The key arguments to be won and lost, and developments to watch for in the coming days are:
Liverpool’s chairman Martin Broughton, along with Purslow and Ayre, believe Hicks and Gillett have no legal right under the Companies Act to remove Purslow and Ayre.
If Broughton-Purslow-Ayre win this legal skirmish - and their lawyers believe they can - then the trio will remain on the board and should be able to vote 3-2 against Hicks and Gillett in favour of one of the two bidders. In that scenario, the end is nigh for the Americans, perhaps to be replaced by other Americans.
If Broughton-Purlsow-Ayre lose the legal battle for their places on the board, Hicks and Gillett will install two of their own directors, Hicks Jnr and McCutcheon, guaranteeing the Americans a 4-1 majority in any vote on any board matter, including the sale of the club.

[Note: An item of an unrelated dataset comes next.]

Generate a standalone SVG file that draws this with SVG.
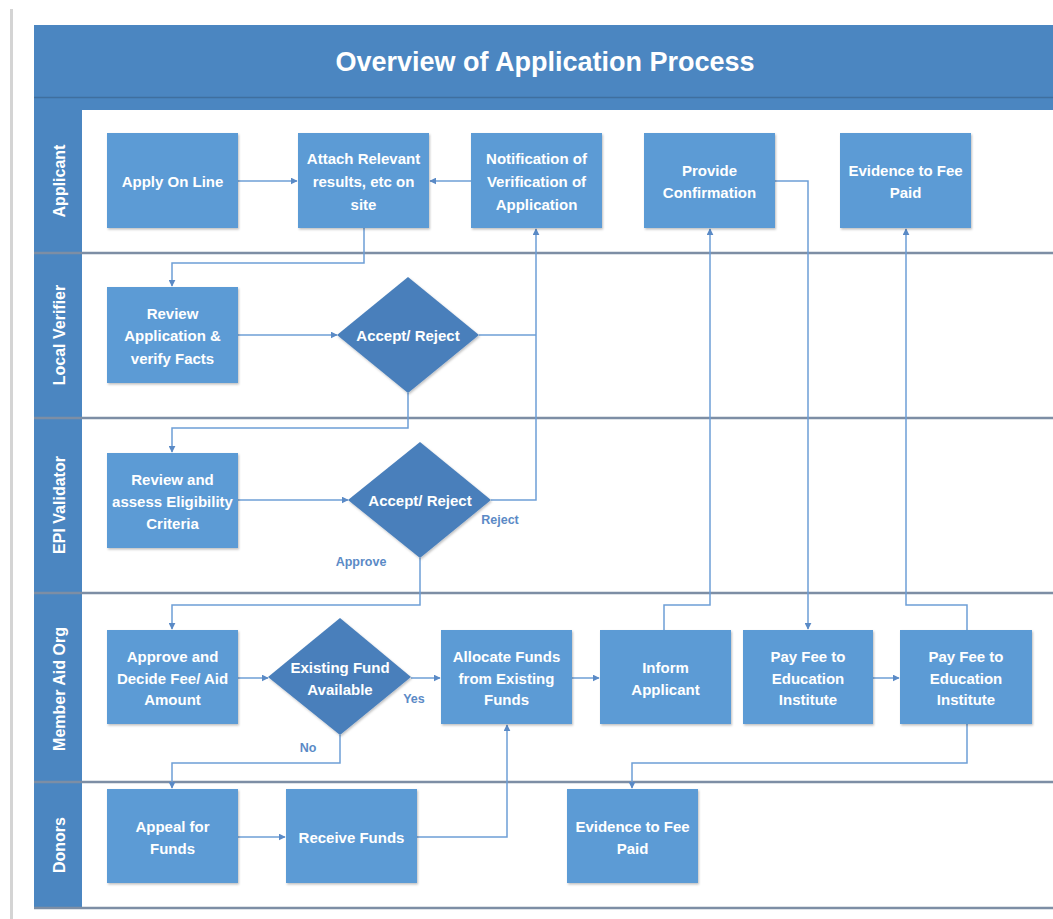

If the board changes in the Americans’ favour, the fate of Liverpool will fall into the hands of RBS. The Americans loans are due to be repaid by 15 October. If they can’t pay, RBS has to decide whether to “roll over” the debt (ie: extend the time for repayment), or call in the loans.
RBS will be loathe to give Hicks and Gillett more time. If RBS calls in the loans and Hicks and Gillett cannot pay, then the Americans shares become worthless and RBS will take over. It is presumed the bank would then sell quickly to one of the two bidders now in the frame.
The only scenario where the endgame isn’t nigh is if Hicks and Gillett succeed in ousting two board members, then find a lender to re-finance them. Twice already, Liverpool’s board has blocked refinancing. With the board altered, a hurdle would be cleared, but finding a lender won't be easy.
Liverpool issued a statement this evening saying: “The Board of Directors have received two excellent financial offers to buy the Club that would repay all its long-term debt. A Board meeting was called today to review these bids and approve a sale. Shortly prior to the meeting, the owners - Tom Hicks and George Gillett - sought to remove Managing Director Christian Purslow and Commercial Director Ian Ayre from the Board, seeking to replace them with Mack Hicks and Lori Kay McCutcheon.
“This matter is now subject to legal review and a further announcement will be made in due course.
“Meanwhile Martin Broughton, Christian Purslow and Ian Ayre continue to explore every possible route to achieving a sale of the Club at the earliest opportunity.”